[EXERCISE OBJECTIVE] Begin at the line that contains "Output the Python", stop after the line that contains "0.200, -0.007, 0.047]", and reproduce only that span, unaltered.

[DATA FOR THIS TASK]
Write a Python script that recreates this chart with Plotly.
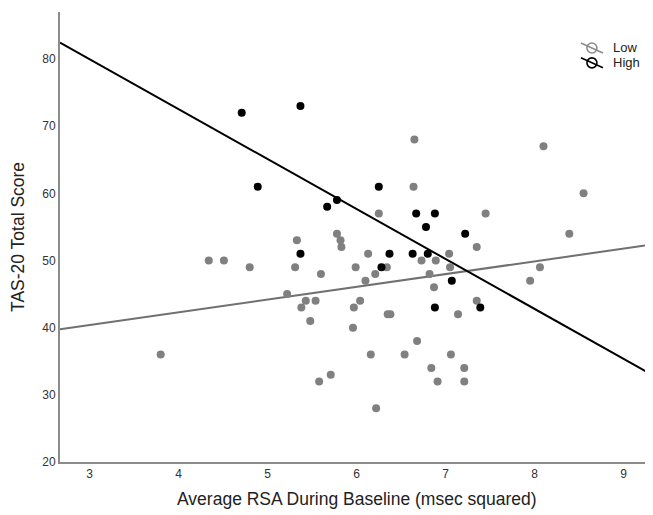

==

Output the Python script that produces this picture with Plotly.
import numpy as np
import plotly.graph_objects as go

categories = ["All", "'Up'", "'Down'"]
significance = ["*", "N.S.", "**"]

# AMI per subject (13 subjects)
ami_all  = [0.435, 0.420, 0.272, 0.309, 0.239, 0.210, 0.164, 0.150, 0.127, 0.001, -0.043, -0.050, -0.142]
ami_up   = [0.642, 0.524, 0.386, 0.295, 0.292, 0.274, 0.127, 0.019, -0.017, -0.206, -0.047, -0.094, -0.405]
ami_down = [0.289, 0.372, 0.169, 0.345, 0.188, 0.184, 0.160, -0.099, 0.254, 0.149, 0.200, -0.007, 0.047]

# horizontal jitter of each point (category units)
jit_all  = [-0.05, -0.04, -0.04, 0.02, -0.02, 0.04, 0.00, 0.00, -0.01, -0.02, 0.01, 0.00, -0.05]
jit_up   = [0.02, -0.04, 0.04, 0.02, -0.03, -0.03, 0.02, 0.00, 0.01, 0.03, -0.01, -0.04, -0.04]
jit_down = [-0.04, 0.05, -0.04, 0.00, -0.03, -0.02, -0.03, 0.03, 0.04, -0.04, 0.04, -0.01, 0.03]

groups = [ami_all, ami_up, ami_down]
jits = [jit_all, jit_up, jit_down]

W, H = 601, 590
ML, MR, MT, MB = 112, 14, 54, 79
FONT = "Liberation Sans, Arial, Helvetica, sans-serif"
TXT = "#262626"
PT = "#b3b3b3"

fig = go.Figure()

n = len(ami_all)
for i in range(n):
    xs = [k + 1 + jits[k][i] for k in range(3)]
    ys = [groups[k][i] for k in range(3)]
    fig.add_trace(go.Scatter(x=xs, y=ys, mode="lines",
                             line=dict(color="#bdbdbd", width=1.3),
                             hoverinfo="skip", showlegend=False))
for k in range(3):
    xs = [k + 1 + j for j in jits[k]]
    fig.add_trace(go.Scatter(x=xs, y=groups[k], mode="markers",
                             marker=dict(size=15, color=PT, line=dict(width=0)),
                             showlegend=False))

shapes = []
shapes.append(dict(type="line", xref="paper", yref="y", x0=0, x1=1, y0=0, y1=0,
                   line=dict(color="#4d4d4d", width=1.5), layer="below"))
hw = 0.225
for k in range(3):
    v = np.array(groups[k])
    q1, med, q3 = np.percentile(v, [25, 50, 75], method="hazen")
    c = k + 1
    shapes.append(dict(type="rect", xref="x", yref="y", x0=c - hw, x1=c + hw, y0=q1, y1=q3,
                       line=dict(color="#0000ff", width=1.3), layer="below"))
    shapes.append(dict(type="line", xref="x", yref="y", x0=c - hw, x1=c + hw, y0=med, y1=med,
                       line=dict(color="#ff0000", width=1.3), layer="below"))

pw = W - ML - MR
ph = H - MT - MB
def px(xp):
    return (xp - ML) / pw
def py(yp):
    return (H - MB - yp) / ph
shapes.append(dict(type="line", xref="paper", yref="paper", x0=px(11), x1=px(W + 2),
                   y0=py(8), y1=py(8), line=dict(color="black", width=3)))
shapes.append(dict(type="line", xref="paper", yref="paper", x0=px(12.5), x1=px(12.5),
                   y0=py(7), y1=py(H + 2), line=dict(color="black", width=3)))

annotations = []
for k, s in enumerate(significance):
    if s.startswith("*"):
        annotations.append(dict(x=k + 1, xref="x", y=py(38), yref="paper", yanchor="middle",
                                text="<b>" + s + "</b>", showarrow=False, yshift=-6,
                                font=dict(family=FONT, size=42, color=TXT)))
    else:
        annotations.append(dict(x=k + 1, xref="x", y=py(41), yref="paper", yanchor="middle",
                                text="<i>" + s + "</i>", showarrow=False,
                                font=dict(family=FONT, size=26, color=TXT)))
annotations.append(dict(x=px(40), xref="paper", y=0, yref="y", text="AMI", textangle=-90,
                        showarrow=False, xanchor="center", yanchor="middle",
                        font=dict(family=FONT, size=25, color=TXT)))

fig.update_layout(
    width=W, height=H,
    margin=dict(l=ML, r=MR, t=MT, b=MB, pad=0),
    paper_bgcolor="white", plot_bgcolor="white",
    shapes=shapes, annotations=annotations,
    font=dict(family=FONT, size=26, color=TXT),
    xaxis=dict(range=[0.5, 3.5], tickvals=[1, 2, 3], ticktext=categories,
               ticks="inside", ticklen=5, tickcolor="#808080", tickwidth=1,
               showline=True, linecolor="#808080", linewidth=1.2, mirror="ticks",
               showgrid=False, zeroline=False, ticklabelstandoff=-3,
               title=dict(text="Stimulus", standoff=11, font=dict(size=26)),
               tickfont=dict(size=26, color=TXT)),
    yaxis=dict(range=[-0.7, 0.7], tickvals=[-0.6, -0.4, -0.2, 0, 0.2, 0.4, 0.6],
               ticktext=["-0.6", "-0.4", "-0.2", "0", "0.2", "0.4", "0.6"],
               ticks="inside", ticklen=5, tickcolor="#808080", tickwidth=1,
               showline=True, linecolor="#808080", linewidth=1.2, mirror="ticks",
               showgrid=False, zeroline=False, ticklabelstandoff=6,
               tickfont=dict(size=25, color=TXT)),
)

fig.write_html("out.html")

[TASK RESULT]
Output the Python script that produces this picture with Plotly.
import numpy as np
import plotly.graph_objects as go

categories = ["All", "'Up'", "'Down'"]
significance = ["*", "N.S.", "**"]

# AMI per subject (13 subjects)
ami_all  = [0.435, 0.420, 0.272, 0.309, 0.239, 0.210, 0.164, 0.150, 0.127, 0.001, -0.043, -0.050, -0.142]
ami_up   = [0.642, 0.524, 0.386, 0.295, 0.292, 0.274, 0.127, 0.019, -0.017, -0.206, -0.047, -0.094, -0.405]
ami_down = [0.289, 0.372, 0.169, 0.345, 0.188, 0.184, 0.160, -0.099, 0.254, 0.149, 0.200, -0.007, 0.047]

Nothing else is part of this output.